Шептал ли, думал ли. Шкатулочку красную серебряным ключиком отомкнул. В алой бархатной постели игрушка-револьвер. Перламутр, позолота на нем.
– А почему сегодня? Почему здесь ты решил? На родной земле хотел? Или хотел, чтоб эти, эти почувствовали больнее? Твоя тайна, твоя. Или на миг душа великая ослабела, и прельстился ты тем, что здесь вот писали мы тебе? Искусился на миг и, поняв грех свой, не простил себя... Не простил и покарал? Великие души так, так и должны. Но твоя тайна. Твоя тайна... О, Виктор великий... Пусть, как жизнь твоя, конец твой прекрасен. Пусть не приблизился я к вершине твоей. Не могу я ждать. Идти сил нет. Вчера еще, может быть, мог... Но без тебя Виктор, без тебя... Страшно мне одному... Страшно и пусто.

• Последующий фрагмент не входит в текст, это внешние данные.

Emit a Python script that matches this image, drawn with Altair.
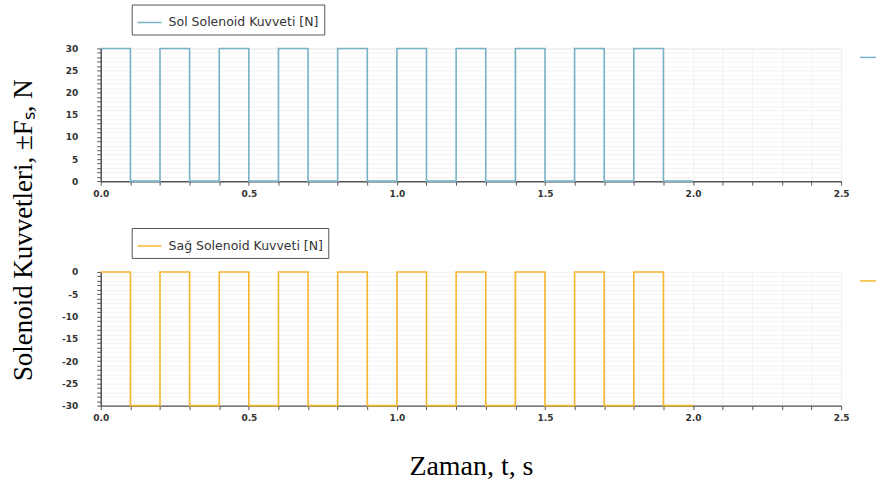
import altair as alt
import pandas as pd

# time points (s) where the step signals change
times = [0.0, 0.1, 0.2, 0.3, 0.4, 0.5, 0.6, 0.7, 0.8, 0.9, 1.0,
         1.1, 1.2, 1.3, 1.4, 1.5, 1.6, 1.7, 1.8, 1.9, 2.0]
# left solenoid force [N]
sol = [30, 0, 30, 0, 30, 0, 30, 0, 30, 0, 30,
       0, 30, 0, 30, 0, 30, 0, 30, 0, 0]
# right solenoid force [N]
sag = [0, -30, 0, -30, 0, -30, 0, -30, 0, -30, 0,
       -30, 0, -30, 0, -30, 0, -30, 0, -30, -30]

x_ticks = [round(i * 0.1, 1) for i in range(0, 26)]
y_ticks_top = list(range(0, 31))
y_ticks_bot = list(range(-30, 1))

sol_name = "Sol Solenoid Kuvveti [N]"
sag_name = "Sağ Solenoid Kuvveti [N]"

df_sol = pd.DataFrame({"t": times, "F": sol, "s": sol_name})
df_sag = pd.DataFrame({"t": times, "F": sag, "s": sag_name})

W, H1, H2 = 742, 133, 134
label_font = "DejaVu Sans"


def panel(df, name, color, yticks, ydom, xtitle, h):
    xaxis = alt.Axis(
        values=x_ticks,
        labelExpr="abs(datum.value*2 - round(datum.value*2)) < 0.001 ? format(datum.value, '.1f') : ''",
        title=xtitle,
        titleFont="Liberation Serif", titleFontSize=28, titleFontWeight="normal",
        titleColor="#000", titlePadding=30,
        labelFont=label_font, labelFontSize=9, labelFontWeight="bold", labelColor="#333",
        labelPadding=4, tickSize=4, tickColor="#555", domainColor="#555", domainWidth=1.5,
        gridColor="#f0f0f0", labelFlush=False,
    )
    yaxis = alt.Axis(
        values=yticks,
        labelExpr="datum.value % 5 == 0 ? datum.value : ''",
        title=None,
        labelFont=label_font, labelFontSize=9, labelFontWeight="bold", labelColor="#333",
        labelPadding=19, tickSize=4, tickColor="#555", domainColor="#555", domainWidth=1.5,
        gridColor="#f3f3f3",
    )
    lines = alt.Chart(df).mark_line(interpolate="step-after", strokeWidth=1.6).encode(
        x=alt.X("t:Q", scale=alt.Scale(domain=[0, 2.5], nice=False), axis=xaxis),
        y=alt.Y("F:Q", scale=alt.Scale(domain=ydom, nice=False), axis=yaxis),
        color=alt.Color("s:N", scale=alt.Scale(domain=[name], range=[color]),
                        legend=alt.Legend(
                            title=None, orient="none", legendX=31, legendY=-44,
                            symbolType="stroke", symbolSize=576, symbolStrokeWidth=1.5,
                            labelFont=label_font, labelFontSize=12.5, labelColor="#333",
                            strokeColor="#555", fillColor="white", padding=5,
                            labelOffset=6)),
    )
    # cut-off legend fragment at the right edge of the original picture
    frag = alt.Chart(df.head(1)).mark_rule(color=color, strokeWidth=1.5).encode(
        x=alt.value(W + 19), x2=alt.value(W + 35), y=alt.value(9))
    return alt.layer(lines, frag).properties(width=W, height=h)


top = panel(df_sol, sol_name, "#79b2c6", y_ticks_top, [0, 30], None, H1)
bot = panel(df_sag, sag_name, "#f5b72e", y_ticks_bot, [-30, 0], "Zaman, t, s", H2)

chart = alt.vconcat(top, bot, spacing=28).resolve_scale(color="independent").properties(
    title=alt.TitleParams(
        "Solenoid Kuvvetleri, ±Fₛ, N", orient="left", anchor="middle",
        font="Liberation Serif", fontSize=27, fontWeight="normal", color="#000",
        offset=23, dx=12),
    padding={"left": 10, "top": 3, "right": 0, "bottom": 0},
).configure_view(stroke="#dddddd")

chart.save("out.html", embed_options={"renderer": "svg", "actions": False})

Кричал ли, шептал ли, думал ли. Слезы текли по щекам белым. Взяв в правую руку перламутром, позолотой, гравировкой украшенное, встал, пошел, на кровать лег. Сладостные, привычные мечты о Дорочке подушка прохладная навевает. Виктор гордый, мощный, издалека пришел, у кровати встал. Руку простер повелительно. Закрыл глаза Антон. И услышал негромкий удар револьвера старой системы Лефошэ.
Жгучая боль в левом боку у сердца. И неожиданный запах гари.
А в ту пору в третьем этаже громадного дома злая воющая истерика, колотила-трепала Ирочку, младшую дочку Раисы Михайловны, девицу подрастающую.